• What the task asks: Below are some records. Say how many of their lines contain the string "LaTeX", and give nothing but the number.

• The input:
═══
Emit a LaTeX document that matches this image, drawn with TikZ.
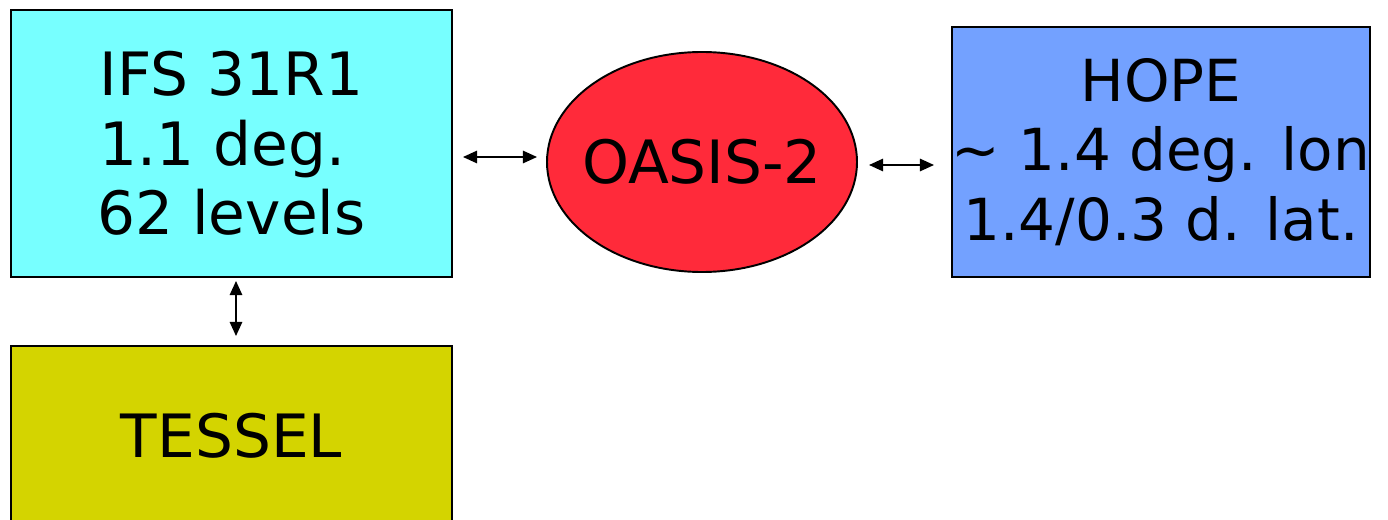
═══
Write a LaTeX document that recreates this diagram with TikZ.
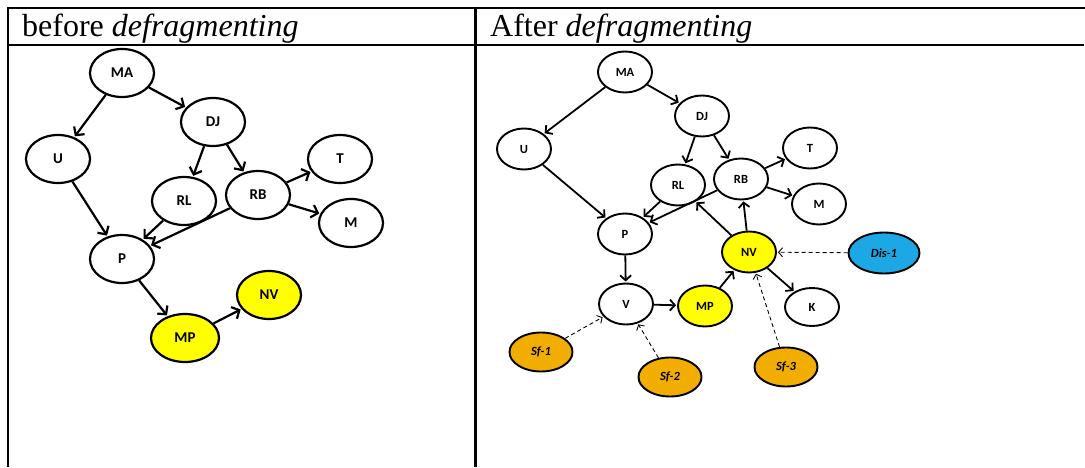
═══
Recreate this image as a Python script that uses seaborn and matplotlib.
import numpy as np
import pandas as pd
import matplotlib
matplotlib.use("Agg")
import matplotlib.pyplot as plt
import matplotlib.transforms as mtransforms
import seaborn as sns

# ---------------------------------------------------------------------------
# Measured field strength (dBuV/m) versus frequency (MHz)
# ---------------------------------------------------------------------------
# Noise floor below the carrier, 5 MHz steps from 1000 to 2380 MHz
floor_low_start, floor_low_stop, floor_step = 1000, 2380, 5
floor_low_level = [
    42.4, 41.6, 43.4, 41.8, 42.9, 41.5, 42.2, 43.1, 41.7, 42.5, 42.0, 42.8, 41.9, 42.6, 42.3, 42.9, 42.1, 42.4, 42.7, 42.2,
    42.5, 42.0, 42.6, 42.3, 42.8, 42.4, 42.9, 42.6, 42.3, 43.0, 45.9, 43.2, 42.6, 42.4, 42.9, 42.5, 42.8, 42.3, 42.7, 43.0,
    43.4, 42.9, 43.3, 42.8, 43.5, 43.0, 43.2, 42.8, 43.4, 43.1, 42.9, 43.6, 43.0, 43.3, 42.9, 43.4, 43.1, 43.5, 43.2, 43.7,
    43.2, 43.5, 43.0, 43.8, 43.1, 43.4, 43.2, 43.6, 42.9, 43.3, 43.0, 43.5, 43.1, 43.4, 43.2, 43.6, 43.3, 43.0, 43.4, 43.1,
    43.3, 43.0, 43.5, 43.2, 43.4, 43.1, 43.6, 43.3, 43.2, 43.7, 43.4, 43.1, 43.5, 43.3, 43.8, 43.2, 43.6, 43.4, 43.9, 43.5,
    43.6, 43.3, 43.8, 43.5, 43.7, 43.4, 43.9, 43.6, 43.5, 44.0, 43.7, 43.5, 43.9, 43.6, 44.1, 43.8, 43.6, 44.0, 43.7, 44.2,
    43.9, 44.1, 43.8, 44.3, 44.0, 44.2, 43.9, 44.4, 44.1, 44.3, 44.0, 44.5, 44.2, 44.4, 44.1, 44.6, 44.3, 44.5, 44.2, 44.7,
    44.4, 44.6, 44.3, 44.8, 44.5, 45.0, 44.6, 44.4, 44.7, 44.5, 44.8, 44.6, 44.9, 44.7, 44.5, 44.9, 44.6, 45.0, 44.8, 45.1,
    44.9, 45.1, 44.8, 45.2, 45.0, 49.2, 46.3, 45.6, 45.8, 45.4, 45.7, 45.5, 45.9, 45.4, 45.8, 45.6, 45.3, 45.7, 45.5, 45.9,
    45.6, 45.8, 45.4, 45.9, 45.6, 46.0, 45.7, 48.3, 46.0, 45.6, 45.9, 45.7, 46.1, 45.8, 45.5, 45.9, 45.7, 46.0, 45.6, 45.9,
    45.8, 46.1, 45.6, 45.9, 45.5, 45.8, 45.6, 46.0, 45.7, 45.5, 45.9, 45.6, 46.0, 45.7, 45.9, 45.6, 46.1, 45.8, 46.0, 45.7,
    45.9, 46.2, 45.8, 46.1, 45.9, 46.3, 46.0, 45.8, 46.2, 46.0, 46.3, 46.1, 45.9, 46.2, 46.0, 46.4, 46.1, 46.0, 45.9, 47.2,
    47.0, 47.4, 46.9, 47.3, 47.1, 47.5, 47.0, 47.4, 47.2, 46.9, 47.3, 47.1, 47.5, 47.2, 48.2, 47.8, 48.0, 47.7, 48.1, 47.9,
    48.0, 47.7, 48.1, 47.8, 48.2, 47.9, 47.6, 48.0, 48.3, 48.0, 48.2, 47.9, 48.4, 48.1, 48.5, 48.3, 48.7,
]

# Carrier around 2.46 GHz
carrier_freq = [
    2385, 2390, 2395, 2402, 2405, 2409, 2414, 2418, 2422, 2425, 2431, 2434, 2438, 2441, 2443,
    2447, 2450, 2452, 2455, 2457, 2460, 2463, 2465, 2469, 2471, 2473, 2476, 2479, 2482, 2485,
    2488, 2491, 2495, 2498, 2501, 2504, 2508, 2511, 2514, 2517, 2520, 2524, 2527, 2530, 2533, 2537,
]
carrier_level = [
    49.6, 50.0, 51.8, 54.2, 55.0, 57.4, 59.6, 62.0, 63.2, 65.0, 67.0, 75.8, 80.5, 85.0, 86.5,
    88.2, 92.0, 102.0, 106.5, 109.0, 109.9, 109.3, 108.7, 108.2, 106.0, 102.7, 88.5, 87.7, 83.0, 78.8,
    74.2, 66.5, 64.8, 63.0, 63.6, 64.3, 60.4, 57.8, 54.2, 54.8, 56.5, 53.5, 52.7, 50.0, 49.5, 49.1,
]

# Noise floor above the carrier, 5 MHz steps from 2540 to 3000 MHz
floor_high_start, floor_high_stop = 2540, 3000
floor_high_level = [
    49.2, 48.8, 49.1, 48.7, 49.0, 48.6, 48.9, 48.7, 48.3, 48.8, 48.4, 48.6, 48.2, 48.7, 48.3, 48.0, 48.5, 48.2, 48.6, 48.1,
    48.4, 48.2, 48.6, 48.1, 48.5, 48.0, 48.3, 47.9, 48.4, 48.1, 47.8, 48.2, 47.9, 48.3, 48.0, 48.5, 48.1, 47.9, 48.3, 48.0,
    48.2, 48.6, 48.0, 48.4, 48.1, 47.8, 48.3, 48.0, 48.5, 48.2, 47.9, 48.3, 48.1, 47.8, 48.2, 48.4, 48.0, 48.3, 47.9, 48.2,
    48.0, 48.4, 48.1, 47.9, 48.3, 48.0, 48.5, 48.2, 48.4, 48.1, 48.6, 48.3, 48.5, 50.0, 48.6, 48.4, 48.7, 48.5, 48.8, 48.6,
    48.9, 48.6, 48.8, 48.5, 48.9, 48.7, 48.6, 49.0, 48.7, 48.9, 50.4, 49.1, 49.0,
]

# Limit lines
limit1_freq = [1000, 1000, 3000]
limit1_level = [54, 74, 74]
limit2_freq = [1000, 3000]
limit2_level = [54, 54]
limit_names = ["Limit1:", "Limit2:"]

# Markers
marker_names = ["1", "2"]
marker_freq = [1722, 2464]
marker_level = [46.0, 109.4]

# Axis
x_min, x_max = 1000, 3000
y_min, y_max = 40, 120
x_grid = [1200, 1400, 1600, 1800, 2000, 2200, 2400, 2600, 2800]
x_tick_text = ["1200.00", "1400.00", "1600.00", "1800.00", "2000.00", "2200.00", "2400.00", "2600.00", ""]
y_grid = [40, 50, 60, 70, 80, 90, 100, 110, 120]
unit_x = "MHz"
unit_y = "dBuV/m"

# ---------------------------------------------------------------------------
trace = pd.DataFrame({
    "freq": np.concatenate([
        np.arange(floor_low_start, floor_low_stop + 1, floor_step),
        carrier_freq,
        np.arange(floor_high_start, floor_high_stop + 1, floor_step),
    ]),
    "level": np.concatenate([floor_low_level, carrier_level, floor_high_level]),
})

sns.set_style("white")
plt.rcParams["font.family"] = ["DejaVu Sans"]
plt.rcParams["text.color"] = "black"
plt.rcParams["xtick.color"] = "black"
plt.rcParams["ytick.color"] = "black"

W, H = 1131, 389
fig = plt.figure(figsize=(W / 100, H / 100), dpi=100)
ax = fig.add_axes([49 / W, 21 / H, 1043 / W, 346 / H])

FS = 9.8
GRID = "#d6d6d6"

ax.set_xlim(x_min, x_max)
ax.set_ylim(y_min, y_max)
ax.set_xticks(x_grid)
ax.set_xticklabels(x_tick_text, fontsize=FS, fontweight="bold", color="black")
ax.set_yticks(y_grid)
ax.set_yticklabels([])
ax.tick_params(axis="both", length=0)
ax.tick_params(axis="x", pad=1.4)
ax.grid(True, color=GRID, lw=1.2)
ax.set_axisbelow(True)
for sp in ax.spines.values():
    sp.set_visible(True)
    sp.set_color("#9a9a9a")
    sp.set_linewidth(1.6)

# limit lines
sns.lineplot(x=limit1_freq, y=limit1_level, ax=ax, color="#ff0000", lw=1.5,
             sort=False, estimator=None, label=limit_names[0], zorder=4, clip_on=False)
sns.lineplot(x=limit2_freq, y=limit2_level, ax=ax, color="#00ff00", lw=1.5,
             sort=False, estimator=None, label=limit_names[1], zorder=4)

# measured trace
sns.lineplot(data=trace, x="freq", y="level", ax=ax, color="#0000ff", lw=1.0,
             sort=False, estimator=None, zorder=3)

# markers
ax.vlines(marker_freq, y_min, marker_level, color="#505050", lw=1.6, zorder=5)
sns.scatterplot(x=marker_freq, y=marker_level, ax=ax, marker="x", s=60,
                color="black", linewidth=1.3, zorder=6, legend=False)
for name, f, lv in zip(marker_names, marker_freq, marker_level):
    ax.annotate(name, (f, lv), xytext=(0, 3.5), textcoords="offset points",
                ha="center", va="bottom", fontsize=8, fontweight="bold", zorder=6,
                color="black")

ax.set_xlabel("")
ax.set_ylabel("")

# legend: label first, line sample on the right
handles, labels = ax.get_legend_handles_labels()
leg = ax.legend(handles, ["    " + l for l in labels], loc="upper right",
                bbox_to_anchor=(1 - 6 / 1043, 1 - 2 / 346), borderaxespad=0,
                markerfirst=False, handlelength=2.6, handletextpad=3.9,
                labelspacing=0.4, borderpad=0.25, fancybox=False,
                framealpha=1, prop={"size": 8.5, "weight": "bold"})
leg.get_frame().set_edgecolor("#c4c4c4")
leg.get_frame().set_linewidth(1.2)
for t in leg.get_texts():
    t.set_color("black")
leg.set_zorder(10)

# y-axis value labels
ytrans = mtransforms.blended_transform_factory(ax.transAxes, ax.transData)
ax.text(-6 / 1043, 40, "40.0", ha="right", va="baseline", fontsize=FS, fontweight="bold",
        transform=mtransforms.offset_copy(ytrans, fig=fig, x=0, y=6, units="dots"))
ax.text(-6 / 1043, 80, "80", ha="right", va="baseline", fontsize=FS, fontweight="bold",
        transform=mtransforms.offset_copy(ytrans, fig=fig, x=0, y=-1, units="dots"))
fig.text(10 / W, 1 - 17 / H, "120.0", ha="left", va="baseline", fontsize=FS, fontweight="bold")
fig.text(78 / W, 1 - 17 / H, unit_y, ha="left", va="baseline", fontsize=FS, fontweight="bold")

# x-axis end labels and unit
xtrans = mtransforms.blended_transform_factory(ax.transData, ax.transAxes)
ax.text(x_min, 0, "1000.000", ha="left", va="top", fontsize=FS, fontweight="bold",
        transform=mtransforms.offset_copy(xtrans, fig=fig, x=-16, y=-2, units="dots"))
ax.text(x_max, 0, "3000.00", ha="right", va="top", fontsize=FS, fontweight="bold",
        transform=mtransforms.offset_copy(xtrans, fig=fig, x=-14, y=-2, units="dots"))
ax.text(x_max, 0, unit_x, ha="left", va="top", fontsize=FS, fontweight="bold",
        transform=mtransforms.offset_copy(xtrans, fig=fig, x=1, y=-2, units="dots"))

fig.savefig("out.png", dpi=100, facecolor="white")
═══
• Solution to the exercise: 2